Don’t underestimate it, business owner word of mouth is pervasive. It’s why we have managed to stay ahead of much better funded competitors without spending anything on advertising. Thousands of new clients from “word of mouth” and “word of web”. p.s. we charge less for Saasu because we aren’t spending the big dollars on advertising.
Automation Maximisation – We have another saying at Saasu. You are what you haven’t automated. We talk about it all the time. What task or feature will next best remove that operational glass ceiling. It makes life hard because we get feature requests for things that won’t remove much at all, but the requester thinks is really important. So we do struggle with this.

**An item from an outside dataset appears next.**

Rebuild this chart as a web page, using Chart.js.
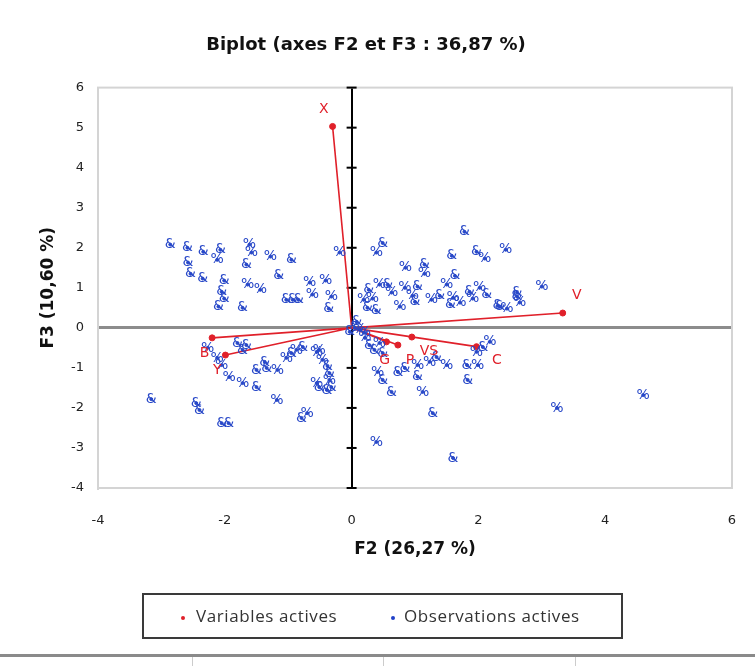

As an example we auto-email statements really well. It’s caused receivables ageing to improve for our customers. Now we are working on a new Statement format, a “Statement of outstanding invoices”. We are also working on bulk printing statements. These are the two next biggest time savers in this area of Saasu.
Win-win There are practice systems coming onto the market that also manage your tax returns, can manage your practice website and run your firm. Acclipse iFirm is one such solution. Mike Chisholm the CEO of Acclipse is a believer in supporting multiple platforms. I agree with his view and it’s one of the main reasons we enjoy each others partnership in business. Conveniently Mike is embedding Saasu and Banklink inside his iFirm platform.
So the slam dunk is that you can have systems that work really well for clients but also create efficiency for your practice. The business owner and the accounting firm both win.
I love a TV show called the Good Wife. It’s a story about a lawyer who always tries to do the right thing. I am an open type of person as some of you know so I do refer to these client loving accountants who put their business owners first, The Good Accountants. If you are one come join us!
Good Accountants – All the good accountants I know are driven to put the best solutions and products into their clients. This will create profitable results for the business owner and help you keep the client long term. I don’t believe a firm is a sustainable business model that expenses practice efficiency to the business owner’s account. They pick a portfolio of technologies they will support and this creates a win-win situation. They do this because they believe in the solution they have designed for their client and not because they feel the need to pander to any particular software company. It’s your business, don’t be owned by anyone.
It’s your business – Design your business or practice the way you want it. Ignore all the fear, uncertainty and deception software companies lay on each other. Adopt the platforms and technologies you like based on good due diligence. Accountants should take the time to be business owner centric in thinking about and recommending systems to businesses. If that system is not Saasu then that’s ok, I don’t want a poor result for the business owner. I want them to win at life. If Saasu isn’t in that picture that’s ok. We’ll win the race because we believe that by servicing your clients interests we will be repaid by you for upholding those ideals.